Milica Tumbas
Tina Tam

Tina Tam and Milica Tumbas

Lovell Chen
Building physics – A means for architecture 

This presentation is based on sustaining the habitation of buildings in the broadest possible sense – culturally, programmatically, economically, socially, environmentally. Building physics are embedded in design, supporting innovation and creativity with measurable sustainable outcomes, both in the conservation of the existing and construction of new. 

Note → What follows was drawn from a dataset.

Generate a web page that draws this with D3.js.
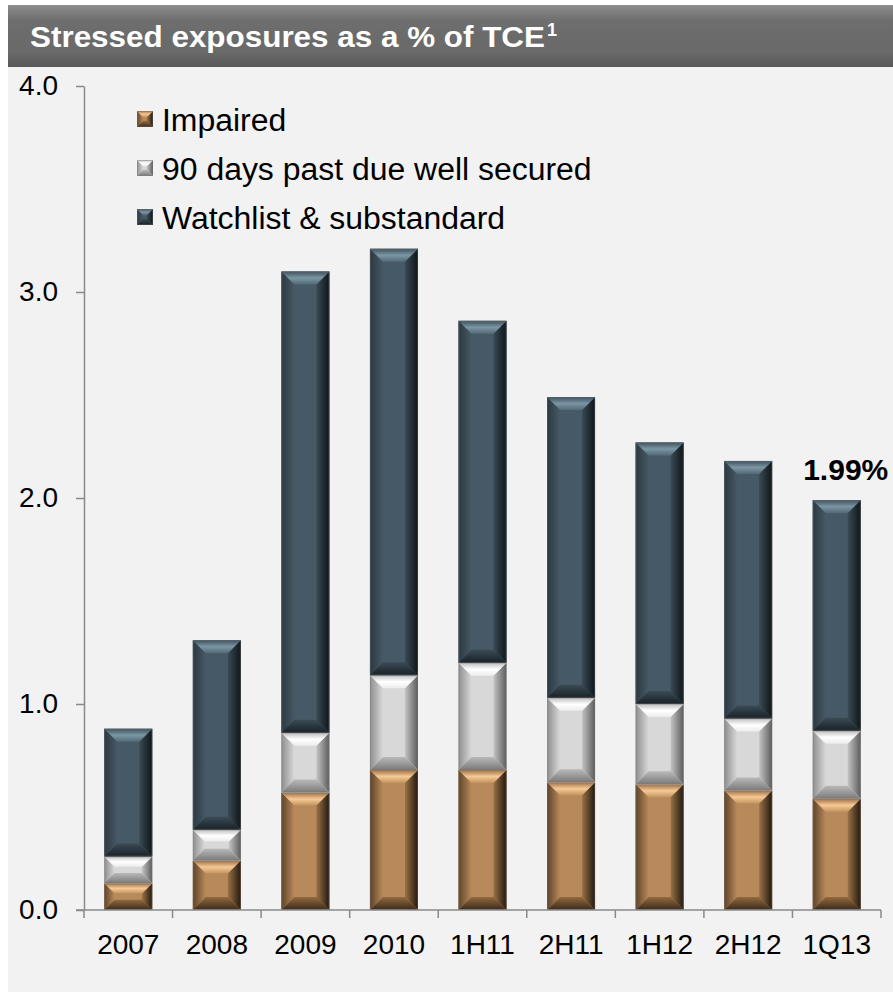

In two case studies (University College and Courtyard House), the presenters will discuss the way building physics, the Passive House standard and current technologies can be combined to create “sustained” buildings that provide delight, have lower embodied carbon and lower energy consumption, prioritise occupant wellbeing, and are designed to support future generations. 


About Milica Tumbas:
Lovell Chen Principal Milica Tumbas leads a team of architects and conservation specialists in delivering award-winning new buildings and extensions, refurbishment works and adaptation projects. As a certified Passive House designer, Milica is at the heart of integrating this approach into the design process. With a focus on the integration of old and new, she places importance on extending the life of existing buildings and fabric – often through finding new functional uses, as well as improving the fabric and building services. She focuses on the wellbeing of occupants for a whole project, whether the fabric is old or new, while maintaining the heritage values of existing buildings. 


About Tina Tam:
Architect and certified Passive House designer Tina Tam works on the adaptive reuse, refurbishment and extension of buildings, particularly heritage buildings. Many of her projects are award-winning and significant, such as Melbourne's Regent Theatre and the Old Quad redevelopment (University of Melbourne). As a designer, she is interested in the translation of design ideas into buildable solutions, co-ordinating all elements of the construction process for the best outcomes. Much of her work involves investigating existing structures. She looks for design responses that balance the modifications needed for new uses with respect for a building's heritage significance, whatever the size of project.